**AVAILABLE RECORDS**
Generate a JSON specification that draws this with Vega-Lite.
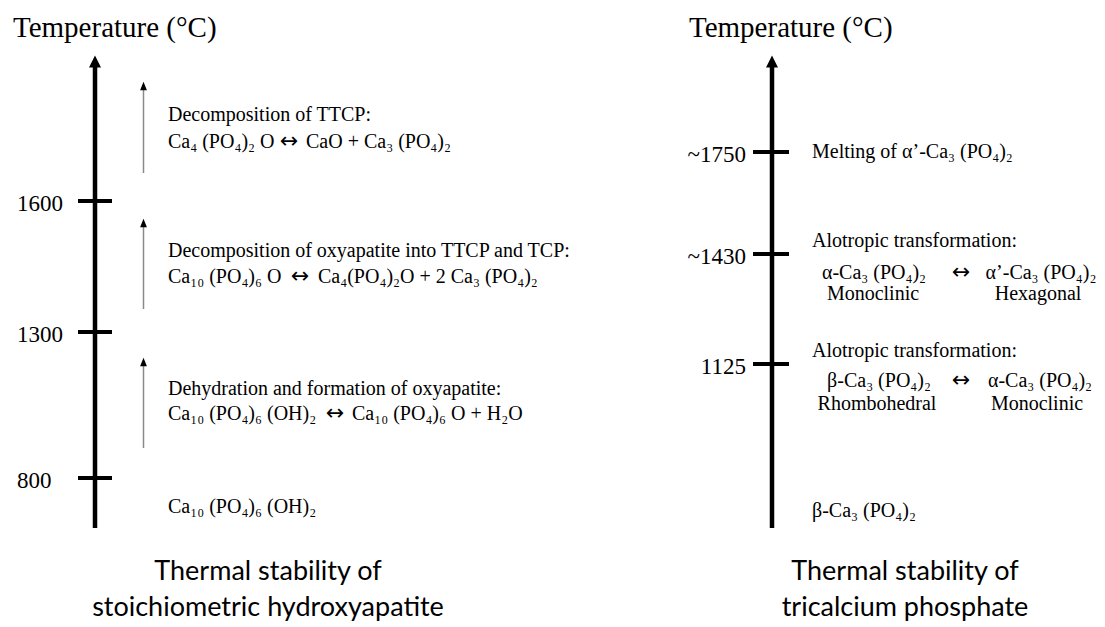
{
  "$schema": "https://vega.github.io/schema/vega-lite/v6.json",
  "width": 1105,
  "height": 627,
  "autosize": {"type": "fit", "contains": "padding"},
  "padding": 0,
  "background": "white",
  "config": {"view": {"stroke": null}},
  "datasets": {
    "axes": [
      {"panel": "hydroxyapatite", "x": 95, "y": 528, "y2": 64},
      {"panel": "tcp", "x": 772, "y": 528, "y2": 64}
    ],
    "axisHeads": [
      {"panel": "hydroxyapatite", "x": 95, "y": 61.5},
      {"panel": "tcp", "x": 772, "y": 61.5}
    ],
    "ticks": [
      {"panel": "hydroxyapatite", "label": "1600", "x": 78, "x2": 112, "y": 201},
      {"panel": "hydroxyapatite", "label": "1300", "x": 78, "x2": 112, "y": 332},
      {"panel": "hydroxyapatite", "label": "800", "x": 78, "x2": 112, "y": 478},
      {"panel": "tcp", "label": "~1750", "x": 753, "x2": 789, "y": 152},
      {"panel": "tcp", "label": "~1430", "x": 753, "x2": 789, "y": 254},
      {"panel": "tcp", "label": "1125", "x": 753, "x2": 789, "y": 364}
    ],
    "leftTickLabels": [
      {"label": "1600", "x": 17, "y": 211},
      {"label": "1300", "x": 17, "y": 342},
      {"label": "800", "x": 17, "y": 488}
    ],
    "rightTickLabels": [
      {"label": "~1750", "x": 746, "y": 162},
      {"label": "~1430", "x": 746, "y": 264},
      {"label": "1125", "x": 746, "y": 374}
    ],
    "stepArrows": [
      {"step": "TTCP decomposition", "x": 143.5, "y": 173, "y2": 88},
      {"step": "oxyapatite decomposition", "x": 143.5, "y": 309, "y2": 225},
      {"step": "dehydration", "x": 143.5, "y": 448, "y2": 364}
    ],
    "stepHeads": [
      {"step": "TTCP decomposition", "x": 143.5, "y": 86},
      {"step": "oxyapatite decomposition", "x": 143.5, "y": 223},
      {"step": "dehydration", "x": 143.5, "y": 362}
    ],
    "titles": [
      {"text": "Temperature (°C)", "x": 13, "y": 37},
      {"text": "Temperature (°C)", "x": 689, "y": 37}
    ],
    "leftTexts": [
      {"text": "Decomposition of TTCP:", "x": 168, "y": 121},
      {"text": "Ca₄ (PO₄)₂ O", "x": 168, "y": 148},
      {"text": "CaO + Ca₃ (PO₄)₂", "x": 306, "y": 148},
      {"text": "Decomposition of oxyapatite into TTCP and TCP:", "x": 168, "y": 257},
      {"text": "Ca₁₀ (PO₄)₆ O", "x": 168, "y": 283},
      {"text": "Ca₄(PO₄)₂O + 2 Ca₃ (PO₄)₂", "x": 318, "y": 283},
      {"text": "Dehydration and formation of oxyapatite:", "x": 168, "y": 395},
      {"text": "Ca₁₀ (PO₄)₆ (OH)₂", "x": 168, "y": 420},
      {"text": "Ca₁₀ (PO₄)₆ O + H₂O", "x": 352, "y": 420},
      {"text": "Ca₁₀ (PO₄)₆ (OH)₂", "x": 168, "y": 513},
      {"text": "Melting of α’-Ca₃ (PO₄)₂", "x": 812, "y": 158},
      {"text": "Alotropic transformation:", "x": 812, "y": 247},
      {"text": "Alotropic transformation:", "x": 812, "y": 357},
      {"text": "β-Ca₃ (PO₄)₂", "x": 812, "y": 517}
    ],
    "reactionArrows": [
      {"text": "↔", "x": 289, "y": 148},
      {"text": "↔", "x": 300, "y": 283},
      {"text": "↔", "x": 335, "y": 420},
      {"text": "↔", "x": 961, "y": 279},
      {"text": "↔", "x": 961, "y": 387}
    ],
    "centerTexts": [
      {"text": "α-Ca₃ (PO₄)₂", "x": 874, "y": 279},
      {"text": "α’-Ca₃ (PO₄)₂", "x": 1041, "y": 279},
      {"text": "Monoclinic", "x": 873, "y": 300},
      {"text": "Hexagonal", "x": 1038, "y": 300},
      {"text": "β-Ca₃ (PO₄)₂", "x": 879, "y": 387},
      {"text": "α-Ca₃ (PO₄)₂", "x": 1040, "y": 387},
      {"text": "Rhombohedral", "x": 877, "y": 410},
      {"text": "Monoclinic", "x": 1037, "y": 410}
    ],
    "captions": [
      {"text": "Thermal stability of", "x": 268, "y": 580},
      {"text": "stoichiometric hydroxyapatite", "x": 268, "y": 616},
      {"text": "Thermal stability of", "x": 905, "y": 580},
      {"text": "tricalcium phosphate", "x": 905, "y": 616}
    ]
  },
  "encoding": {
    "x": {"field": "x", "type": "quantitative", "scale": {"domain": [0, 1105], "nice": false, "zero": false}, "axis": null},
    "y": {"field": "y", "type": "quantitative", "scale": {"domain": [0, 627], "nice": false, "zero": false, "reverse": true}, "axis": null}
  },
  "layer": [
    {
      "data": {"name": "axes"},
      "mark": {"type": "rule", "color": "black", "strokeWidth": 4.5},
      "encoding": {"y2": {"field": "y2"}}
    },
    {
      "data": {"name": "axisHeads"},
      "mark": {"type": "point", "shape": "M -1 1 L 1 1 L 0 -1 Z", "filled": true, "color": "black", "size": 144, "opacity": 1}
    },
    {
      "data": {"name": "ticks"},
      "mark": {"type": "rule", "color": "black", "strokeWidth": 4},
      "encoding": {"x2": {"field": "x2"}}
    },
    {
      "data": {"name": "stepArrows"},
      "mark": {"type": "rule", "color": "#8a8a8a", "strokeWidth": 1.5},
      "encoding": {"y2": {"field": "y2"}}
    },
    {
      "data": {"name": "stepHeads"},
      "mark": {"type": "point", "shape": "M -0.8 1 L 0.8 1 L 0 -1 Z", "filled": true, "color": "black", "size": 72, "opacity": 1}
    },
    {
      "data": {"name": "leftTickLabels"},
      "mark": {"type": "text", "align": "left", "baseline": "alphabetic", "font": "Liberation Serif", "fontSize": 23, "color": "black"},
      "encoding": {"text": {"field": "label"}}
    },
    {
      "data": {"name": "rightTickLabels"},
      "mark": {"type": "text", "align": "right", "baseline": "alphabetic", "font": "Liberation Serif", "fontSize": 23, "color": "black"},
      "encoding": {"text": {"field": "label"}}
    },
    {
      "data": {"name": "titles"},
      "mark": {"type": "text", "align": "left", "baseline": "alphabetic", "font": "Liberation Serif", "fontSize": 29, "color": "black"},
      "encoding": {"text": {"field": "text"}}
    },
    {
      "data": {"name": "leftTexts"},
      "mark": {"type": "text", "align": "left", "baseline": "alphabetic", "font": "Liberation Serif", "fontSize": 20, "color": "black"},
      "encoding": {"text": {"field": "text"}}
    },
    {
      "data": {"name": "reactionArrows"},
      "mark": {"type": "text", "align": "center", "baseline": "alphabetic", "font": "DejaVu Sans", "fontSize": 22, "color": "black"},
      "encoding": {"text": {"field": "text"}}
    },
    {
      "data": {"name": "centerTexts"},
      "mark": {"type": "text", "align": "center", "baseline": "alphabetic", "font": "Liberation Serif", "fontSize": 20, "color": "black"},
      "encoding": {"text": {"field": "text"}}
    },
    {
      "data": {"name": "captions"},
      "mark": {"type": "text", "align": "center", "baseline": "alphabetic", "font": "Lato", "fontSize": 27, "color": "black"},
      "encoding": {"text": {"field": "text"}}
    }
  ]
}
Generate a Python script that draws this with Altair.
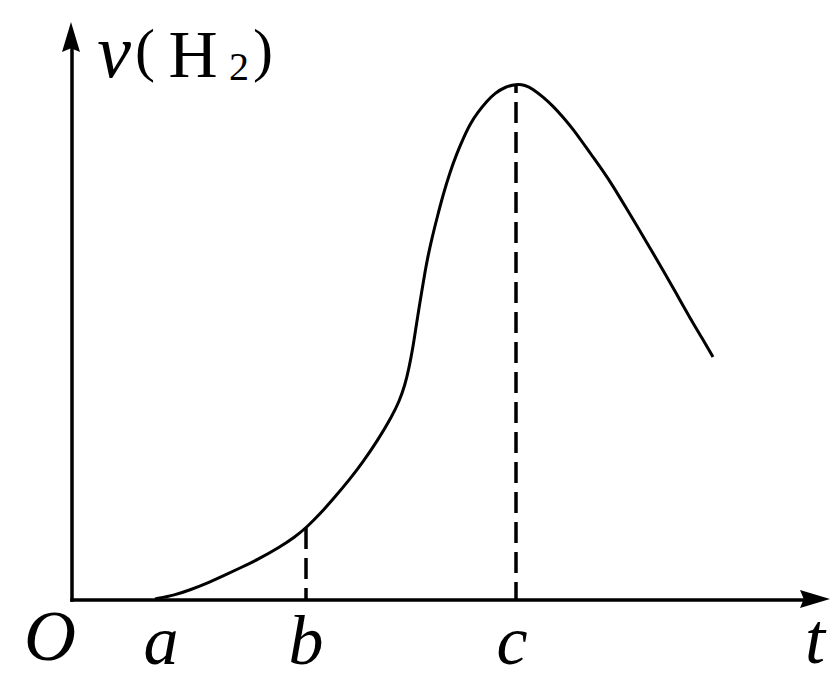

**PROBLEM DETAILS**
Transcribe the whole listing exactly. Pictures stay out of your copy.

**WORKED ANSWER**
Generate a JSON specification that draws this with Vega-Lite.
{
  "$schema": "https://vega.github.io/schema/vega-lite/v6.json",
  "width": 1105,
  "height": 627,
  "autosize": {"type": "fit", "contains": "padding"},
  "padding": 0,
  "background": "white",
  "config": {"view": {"stroke": null}},
  "datasets": {
    "axes": [
      {"panel": "hydroxyapatite", "x": 95, "y": 528, "y2": 64},
      {"panel": "tcp", "x": 772, "y": 528, "y2": 64}
    ],
    "axisHeads": [
      {"panel": "hydroxyapatite", "x": 95, "y": 61.5},
      {"panel": "tcp", "x": 772, "y": 61.5}
    ],
    "ticks": [
      {"panel": "hydroxyapatite", "label": "1600", "x": 78, "x2": 112, "y": 201},
      {"panel": "hydroxyapatite", "label": "1300", "x": 78, "x2": 112, "y": 332},
      {"panel": "hydroxyapatite", "label": "800", "x": 78, "x2": 112, "y": 478},
      {"panel": "tcp", "label": "~1750", "x": 753, "x2": 789, "y": 152},
      {"panel": "tcp", "label": "~1430", "x": 753, "x2": 789, "y": 254},
      {"panel": "tcp", "label": "1125", "x": 753, "x2": 789, "y": 364}
    ],
    "leftTickLabels": [
      {"label": "1600", "x": 17, "y": 211},
      {"label": "1300", "x": 17, "y": 342},
      {"label": "800", "x": 17, "y": 488}
    ],
    "rightTickLabels": [
      {"label": "~1750", "x": 746, "y": 162},
      {"label": "~1430", "x": 746, "y": 264},
      {"label": "1125", "x": 746, "y": 374}
    ],
    "stepArrows": [
      {"step": "TTCP decomposition", "x": 143.5, "y": 173, "y2": 88},
      {"step": "oxyapatite decomposition", "x": 143.5, "y": 309, "y2": 225},
      {"step": "dehydration", "x": 143.5, "y": 448, "y2": 364}
    ],
    "stepHeads": [
      {"step": "TTCP decomposition", "x": 143.5, "y": 86},
      {"step": "oxyapatite decomposition", "x": 143.5, "y": 223},
      {"step": "dehydration", "x": 143.5, "y": 362}
    ],
    "titles": [
      {"text": "Temperature (°C)", "x": 13, "y": 37},
      {"text": "Temperature (°C)", "x": 689, "y": 37}
    ],
    "leftTexts": [
      {"text": "Decomposition of TTCP:", "x": 168, "y": 121},
      {"text": "Ca₄ (PO₄)₂ O", "x": 168, "y": 148},
      {"text": "CaO + Ca₃ (PO₄)₂", "x": 306, "y": 148},
      {"text": "Decomposition of oxyapatite into TTCP and TCP:", "x": 168, "y": 257},
      {"text": "Ca₁₀ (PO₄)₆ O", "x": 168, "y": 283},
      {"text": "Ca₄(PO₄)₂O + 2 Ca₃ (PO₄)₂", "x": 318, "y": 283},
      {"text": "Dehydration and formation of oxyapatite:", "x": 168, "y": 395},
      {"text": "Ca₁₀ (PO₄)₆ (OH)₂", "x": 168, "y": 420},
      {"text": "Ca₁₀ (PO₄)₆ O + H₂O", "x": 352, "y": 420},
      {"text": "Ca₁₀ (PO₄)₆ (OH)₂", "x": 168, "y": 513},
      {"text": "Melting of α’-Ca₃ (PO₄)₂", "x": 812, "y": 158},
      {"text": "Alotropic transformation:", "x": 812, "y": 247},
      {"text": "Alotropic transformation:", "x": 812, "y": 357},
      {"text": "β-Ca₃ (PO₄)₂", "x": 812, "y": 517}
    ],
    "reactionArrows": [
      {"text": "↔", "x": 289, "y": 148},
      {"text": "↔", "x": 300, "y": 283},
      {"text": "↔", "x": 335, "y": 420},
      {"text": "↔", "x": 961, "y": 279},
      {"text": "↔", "x": 961, "y": 387}
    ],
    "centerTexts": [
      {"text": "α-Ca₃ (PO₄)₂", "x": 874, "y": 279},
      {"text": "α’-Ca₃ (PO₄)₂", "x": 1041, "y": 279},
      {"text": "Monoclinic", "x": 873, "y": 300},
      {"text": "Hexagonal", "x": 1038, "y": 300},
      {"text": "β-Ca₃ (PO₄)₂", "x": 879, "y": 387},
      {"text": "α-Ca₃ (PO₄)₂", "x": 1040, "y": 387},
      {"text": "Rhombohedral", "x": 877, "y": 410},
      {"text": "Monoclinic", "x": 1037, "y": 410}
    ],
    "captions": [
      {"text": "Thermal stability of", "x": 268, "y": 580},
      {"text": "stoichiometric hydroxyapatite", "x": 268, "y": 616},
      {"text": "Thermal stability of", "x": 905, "y": 580},
      {"text": "tricalcium phosphate", "x": 905, "y": 616}
    ]
  },
  "encoding": {
    "x": {"field": "x", "type": "quantitative", "scale": {"domain": [0, 1105], "nice": false, "zero": false}, "axis": null},
    "y": {"field": "y", "type": "quantitative", "scale": {"domain": [0, 627], "nice": false, "zero": false, "reverse": true}, "axis": null}
  },
  "layer": [
    {
      "data": {"name": "axes"},
      "mark": {"type": "rule", "color": "black", "strokeWidth": 4.5},
      "encoding": {"y2": {"field": "y2"}}
    },
    {
      "data": {"name": "axisHeads"},
      "mark": {"type": "point", "shape": "M -1 1 L 1 1 L 0 -1 Z", "filled": true, "color": "black", "size": 144, "opacity": 1}
    },
    {
      "data": {"name": "ticks"},
      "mark": {"type": "rule", "color": "black", "strokeWidth": 4},
      "encoding": {"x2": {"field": "x2"}}
    },
    {
      "data": {"name": "stepArrows"},
      "mark": {"type": "rule", "color": "#8a8a8a", "strokeWidth": 1.5},
      "encoding": {"y2": {"field": "y2"}}
    },
    {
      "data": {"name": "stepHeads"},
      "mark": {"type": "point", "shape": "M -0.8 1 L 0.8 1 L 0 -1 Z", "filled": true, "color": "black", "size": 72, "opacity": 1}
    },
    {
      "data": {"name": "leftTickLabels"},
      "mark": {"type": "text", "align": "left", "baseline": "alphabetic", "font": "Liberation Serif", "fontSize": 23, "color": "black"},
      "encoding": {"text": {"field": "label"}}
    },
    {
      "data": {"name": "rightTickLabels"},
      "mark": {"type": "text", "align": "right", "baseline": "alphabetic", "font": "Liberation Serif", "fontSize": 23, "color": "black"},
      "encoding": {"text": {"field": "label"}}
    },
    {
      "data": {"name": "titles"},
      "mark": {"type": "text", "align": "left", "baseline": "alphabetic", "font": "Liberation Serif", "fontSize": 29, "color": "black"},
      "encoding": {"text": {"field": "text"}}
    },
    {
      "data": {"name": "leftTexts"},
      "mark": {"type": "text", "align": "left", "baseline": "alphabetic", "font": "Liberation Serif", "fontSize": 20, "color": "black"},
      "encoding": {"text": {"field": "text"}}
    },
    {
      "data": {"name": "reactionArrows"},
      "mark": {"type": "text", "align": "center", "baseline": "alphabetic", "font": "DejaVu Sans", "fontSize": 22, "color": "black"},
      "encoding": {"text": {"field": "text"}}
    },
    {
      "data": {"name": "centerTexts"},
      "mark": {"type": "text", "align": "center", "baseline": "alphabetic", "font": "Liberation Serif", "fontSize": 20, "color": "black"},
      "encoding": {"text": {"field": "text"}}
    },
    {
      "data": {"name": "captions"},
      "mark": {"type": "text", "align": "center", "baseline": "alphabetic", "font": "Lato", "fontSize": 27, "color": "black"},
      "encoding": {"text": {"field": "text"}}
    }
  ]
}
Generate a Python script that draws this with Altair.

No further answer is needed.